Stored data:
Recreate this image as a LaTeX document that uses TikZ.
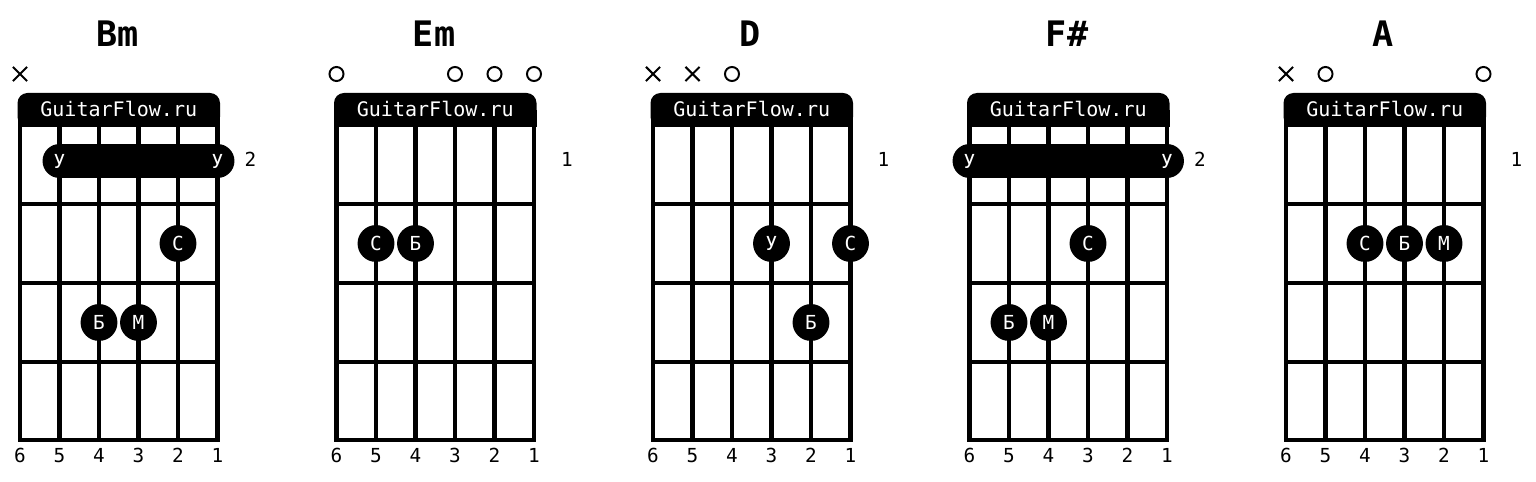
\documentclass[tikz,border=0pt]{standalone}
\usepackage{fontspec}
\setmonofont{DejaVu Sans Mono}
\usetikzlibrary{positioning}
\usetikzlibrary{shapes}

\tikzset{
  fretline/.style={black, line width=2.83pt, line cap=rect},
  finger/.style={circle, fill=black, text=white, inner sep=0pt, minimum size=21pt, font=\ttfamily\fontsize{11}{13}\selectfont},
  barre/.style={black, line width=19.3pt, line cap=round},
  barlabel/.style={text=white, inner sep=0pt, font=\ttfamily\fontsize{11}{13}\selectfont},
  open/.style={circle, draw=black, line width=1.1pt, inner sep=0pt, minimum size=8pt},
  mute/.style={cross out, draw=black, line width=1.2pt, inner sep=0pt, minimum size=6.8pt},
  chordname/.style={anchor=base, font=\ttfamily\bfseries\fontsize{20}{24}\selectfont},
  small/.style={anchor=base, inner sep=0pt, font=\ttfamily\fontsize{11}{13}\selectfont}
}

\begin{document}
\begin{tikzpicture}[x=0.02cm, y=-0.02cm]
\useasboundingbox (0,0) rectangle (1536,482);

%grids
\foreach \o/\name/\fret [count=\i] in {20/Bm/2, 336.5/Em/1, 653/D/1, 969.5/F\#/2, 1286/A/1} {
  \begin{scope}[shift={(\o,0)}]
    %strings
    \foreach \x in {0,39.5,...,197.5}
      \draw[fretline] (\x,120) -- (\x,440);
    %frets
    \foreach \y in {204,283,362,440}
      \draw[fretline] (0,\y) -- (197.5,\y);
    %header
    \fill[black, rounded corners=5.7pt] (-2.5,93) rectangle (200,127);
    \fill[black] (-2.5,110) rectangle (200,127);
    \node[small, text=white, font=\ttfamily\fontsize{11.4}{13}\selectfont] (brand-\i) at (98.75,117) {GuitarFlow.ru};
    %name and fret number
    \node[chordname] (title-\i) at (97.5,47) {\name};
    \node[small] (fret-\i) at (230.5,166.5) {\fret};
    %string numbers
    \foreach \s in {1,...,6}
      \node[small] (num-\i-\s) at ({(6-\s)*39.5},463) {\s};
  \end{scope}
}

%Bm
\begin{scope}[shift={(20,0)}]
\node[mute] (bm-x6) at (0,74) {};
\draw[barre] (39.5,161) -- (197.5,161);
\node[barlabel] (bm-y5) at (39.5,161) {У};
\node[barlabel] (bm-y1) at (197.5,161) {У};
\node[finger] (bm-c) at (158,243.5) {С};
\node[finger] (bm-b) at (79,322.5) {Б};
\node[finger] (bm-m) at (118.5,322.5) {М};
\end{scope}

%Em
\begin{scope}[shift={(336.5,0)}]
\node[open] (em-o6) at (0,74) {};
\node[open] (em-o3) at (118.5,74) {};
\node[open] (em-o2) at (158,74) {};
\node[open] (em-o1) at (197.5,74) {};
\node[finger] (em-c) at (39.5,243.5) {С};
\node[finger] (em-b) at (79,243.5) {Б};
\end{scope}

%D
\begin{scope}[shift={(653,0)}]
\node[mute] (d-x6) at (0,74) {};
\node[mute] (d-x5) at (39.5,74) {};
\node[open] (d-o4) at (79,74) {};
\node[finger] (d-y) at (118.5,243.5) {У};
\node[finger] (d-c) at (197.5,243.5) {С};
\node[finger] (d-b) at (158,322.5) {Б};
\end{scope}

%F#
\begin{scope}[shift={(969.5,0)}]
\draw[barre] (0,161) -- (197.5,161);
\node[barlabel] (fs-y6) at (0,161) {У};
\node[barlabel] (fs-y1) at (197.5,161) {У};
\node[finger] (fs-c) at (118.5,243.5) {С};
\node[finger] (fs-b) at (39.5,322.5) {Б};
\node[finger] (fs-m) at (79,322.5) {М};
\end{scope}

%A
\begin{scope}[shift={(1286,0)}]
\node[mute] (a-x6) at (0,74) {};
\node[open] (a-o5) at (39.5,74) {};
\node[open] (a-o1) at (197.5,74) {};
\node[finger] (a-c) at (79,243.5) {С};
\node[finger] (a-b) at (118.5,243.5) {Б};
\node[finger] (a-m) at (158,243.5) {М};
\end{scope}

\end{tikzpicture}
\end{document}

Do this:
Exactly as written, return every line of the listing, but not the pictures.

Solution:
Recreate this image as a LaTeX document that uses TikZ.
\documentclass[tikz,border=0pt]{standalone}
\usepackage{fontspec}
\setmonofont{DejaVu Sans Mono}
\usetikzlibrary{positioning}
\usetikzlibrary{shapes}

\tikzset{
  fretline/.style={black, line width=2.83pt, line cap=rect},
  finger/.style={circle, fill=black, text=white, inner sep=0pt, minimum size=21pt, font=\ttfamily\fontsize{11}{13}\selectfont},
  barre/.style={black, line width=19.3pt, line cap=round},
  barlabel/.style={text=white, inner sep=0pt, font=\ttfamily\fontsize{11}{13}\selectfont},
  open/.style={circle, draw=black, line width=1.1pt, inner sep=0pt, minimum size=8pt},
  mute/.style={cross out, draw=black, line width=1.2pt, inner sep=0pt, minimum size=6.8pt},
  chordname/.style={anchor=base, font=\ttfamily\bfseries\fontsize{20}{24}\selectfont},
  small/.style={anchor=base, inner sep=0pt, font=\ttfamily\fontsize{11}{13}\selectfont}
}

\begin{document}
\begin{tikzpicture}[x=0.02cm, y=-0.02cm]
\useasboundingbox (0,0) rectangle (1536,482);

%grids
\foreach \o/\name/\fret [count=\i] in {20/Bm/2, 336.5/Em/1, 653/D/1, 969.5/F\#/2, 1286/A/1} {
  \begin{scope}[shift={(\o,0)}]
    %strings
    \foreach \x in {0,39.5,...,197.5}
      \draw[fretline] (\x,120) -- (\x,440);
    %frets
    \foreach \y in {204,283,362,440}
      \draw[fretline] (0,\y) -- (197.5,\y);
    %header
    \fill[black, rounded corners=5.7pt] (-2.5,93) rectangle (200,127);
    \fill[black] (-2.5,110) rectangle (200,127);
    \node[small, text=white, font=\ttfamily\fontsize{11.4}{13}\selectfont] (brand-\i) at (98.75,117) {GuitarFlow.ru};
    %name and fret number
    \node[chordname] (title-\i) at (97.5,47) {\name};
    \node[small] (fret-\i) at (230.5,166.5) {\fret};
    %string numbers
    \foreach \s in {1,...,6}
      \node[small] (num-\i-\s) at ({(6-\s)*39.5},463) {\s};
  \end{scope}
}

%Bm
\begin{scope}[shift={(20,0)}]
\node[mute] (bm-x6) at (0,74) {};
\draw[barre] (39.5,161) -- (197.5,161);
\node[barlabel] (bm-y5) at (39.5,161) {У};
\node[barlabel] (bm-y1) at (197.5,161) {У};
\node[finger] (bm-c) at (158,243.5) {С};
\node[finger] (bm-b) at (79,322.5) {Б};
\node[finger] (bm-m) at (118.5,322.5) {М};
\end{scope}

%Em
\begin{scope}[shift={(336.5,0)}]
\node[open] (em-o6) at (0,74) {};
\node[open] (em-o3) at (118.5,74) {};
\node[open] (em-o2) at (158,74) {};
\node[open] (em-o1) at (197.5,74) {};
\node[finger] (em-c) at (39.5,243.5) {С};
\node[finger] (em-b) at (79,243.5) {Б};
\end{scope}

%D
\begin{scope}[shift={(653,0)}]
\node[mute] (d-x6) at (0,74) {};
\node[mute] (d-x5) at (39.5,74) {};
\node[open] (d-o4) at (79,74) {};
\node[finger] (d-y) at (118.5,243.5) {У};
\node[finger] (d-c) at (197.5,243.5) {С};
\node[finger] (d-b) at (158,322.5) {Б};
\end{scope}

%F#
\begin{scope}[shift={(969.5,0)}]
\draw[barre] (0,161) -- (197.5,161);
\node[barlabel] (fs-y6) at (0,161) {У};
\node[barlabel] (fs-y1) at (197.5,161) {У};
\node[finger] (fs-c) at (118.5,243.5) {С};
\node[finger] (fs-b) at (39.5,322.5) {Б};
\node[finger] (fs-m) at (79,322.5) {М};
\end{scope}

%A
\begin{scope}[shift={(1286,0)}]
\node[mute] (a-x6) at (0,74) {};
\node[open] (a-o5) at (39.5,74) {};
\node[open] (a-o1) at (197.5,74) {};
\node[finger] (a-c) at (79,243.5) {С};
\node[finger] (a-b) at (118.5,243.5) {Б};
\node[finger] (a-m) at (158,243.5) {М};
\end{scope}

\end{tikzpicture}
\end{document}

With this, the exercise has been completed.